Nate thought she was losing her mind, or maybe that she’d already lost it. Alecia could see it in the way his eyes had grown wider during her tirade. It was her fault, really; she’d had a tendency to keep the small details from Nate. The “shitting day,” as she’d come to call it in her mind, wasn’t all that worse than a lot of other days, although many days were much better. The day of the baseball game had been a good one until all those birds. He’d surely asked her how she was and she probably said “eh” and told him the broad strokes, something vaguely innocuous like Gabe had an accident.

Or perhaps she was suppressing things. Admittedly, as she scrubbed adult-size shit out of Mutant Turtle underwear, she was checked out. In the throes of a bad day, she was elsewhere: a beach, somewhere far away with a drink in her hand and nothing but the sound of the rolling, whooshing waves and the tinkling of ice.

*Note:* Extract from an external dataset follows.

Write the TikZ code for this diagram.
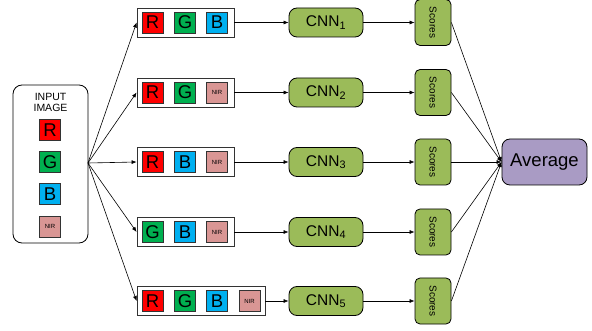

Sometimes she’d remember being a child, when her mother would bring her tea and soup in bed, tucking her into the soft folds of a hand-knitted afghan. She’d remember the feel of her mother’s cheek on her forehead or the way her small, agile fingers brushed hair back from her eyes and tucked it behind her ears. Then she’d think about how she should call her mother and she’d come to, on her hands and knees scrubbing at something on the kitchen floor with Gabe pacing in front of her saying sorry, sorry, sorry, sorry, sorry for whatever she was cleaning up. He didn’t say sorry because he was, he said sorry because it made her better, less mad, and also sometimes he just got stuck on the word and she’d have to say hours later, Gabey, it’s okay, you can stop saying sorry until she wanted to pull her hair out but couldn’t act even a little annoyed because then it would get worse before it got better.

Nate touched her elbow. “I’m sorry. I know it’s hard. I know you’re alone a lot. I’m sorry.” Alecia cocked her head, waited for the but. “Why do you keep things from me?”

“You don’t want the details, Nate. You don’t. Your eyes glaze over. I see it all the time.” Tears pricked at her eyelids and she squeezed her eyes tight.

“Mama! Look!” Gabe stood in the doorway, a configuration of wood in his outstretched hands. Alecia hadn’t even noticed the pacing had stopped.